Note 2. Acquisitions

CTT Inc.

On December 10, 2021, the Company acquired CTT Inc. (“CTT”), a company that designs, develops, and manufactures microwave application components and equipment primarily for customers in the defense industry. The purchase price was $22.0 million in cash, subject to adjustments for transaction expenses, indebtedness, cash on hand, and post-closing working capital adjustments. Approximately $6.3 million of the purchase price was paid on December 10, 2021, with the remaining $15.2 million of the purchase price paid on December 30, 2021. The allocation of the total consideration for this acquisition to the tangible and identifiable intangible assets acquired and liabilities assumed is preliminary until the Company obtains final information regarding their fair values. However, the Company does not expect any adjustment to such allocations to be material to the Company's consolidated financial statements. The operating results of the acquisition have been included in the Company’s results of operations from the effective acquisition date. The amount of net sales and earnings of CTT included in the condensed consolidated statement of operations for the year ended December 26, 2021 are not material. Had the acquisition occurred as of December 28, 2020, net sales, net income from consolidated operations, net income attributable to Kratos, and basic and diluted net income per share attributable to Kratos on a pro forma basis for the year ended December 26, 2021 would not have been materially different than the reported amounts. CTT is included in the Kratos Government Solutions (KGS) segment.

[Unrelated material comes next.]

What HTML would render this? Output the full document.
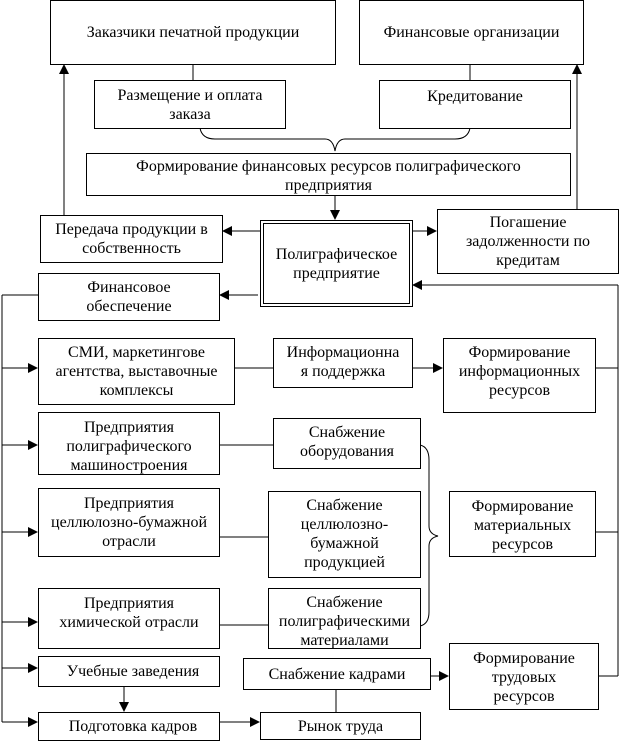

Cosmic Advanced Engineered Solutions, Inc.

On December 27, 2021, Kratos Integral Holdings, LLC entered into a Stock Purchase Agreement to acquire Cosmic Advanced Engineered Solutions, Inc. (“Cosmic”) from the Carol L. Zanmiller Living Trust and the John G. Hutchens Living Trust for $37.5 million in cash, subject to adjustments for transaction expenses, indebtedness, cash on hand, and working capital adjustments. Cosmic focuses on radio frequency, terrestrial, and space-based communication solutions, including digital signals processing and geolocation analysis. In addition, Cosmic provides overhead persistent infrared for missile defense systems and embedded cyber solutions to U.S. government agencies. On December 27, 2021, the acquisition was completed following the satisfaction of all closing conditions, including receipt of regulatory approval from all required government authorities. The allocation of the total consideration for this acquisition to the tangible and identifiable intangible assets acquired and liabilities assumed is preliminary until the Company obtains final information regarding their fair values. However, the Company does not expect any adjustment to such allocations to be material to the Company's consolidated financial statements. The operating results of the acquisition have been included in the Company’s results of operations from the effective acquisition date. Cosmic is included in the KGS segment.

The excess of the purchase price over the fair value of the tangible and identifiable intangible assets acquired and liabilities assumed in the acquisition was allocated to goodwill. The goodwill represents the value the Company expects to be created by integrating Cosmic’s existing business with Kratos’ related products and customers.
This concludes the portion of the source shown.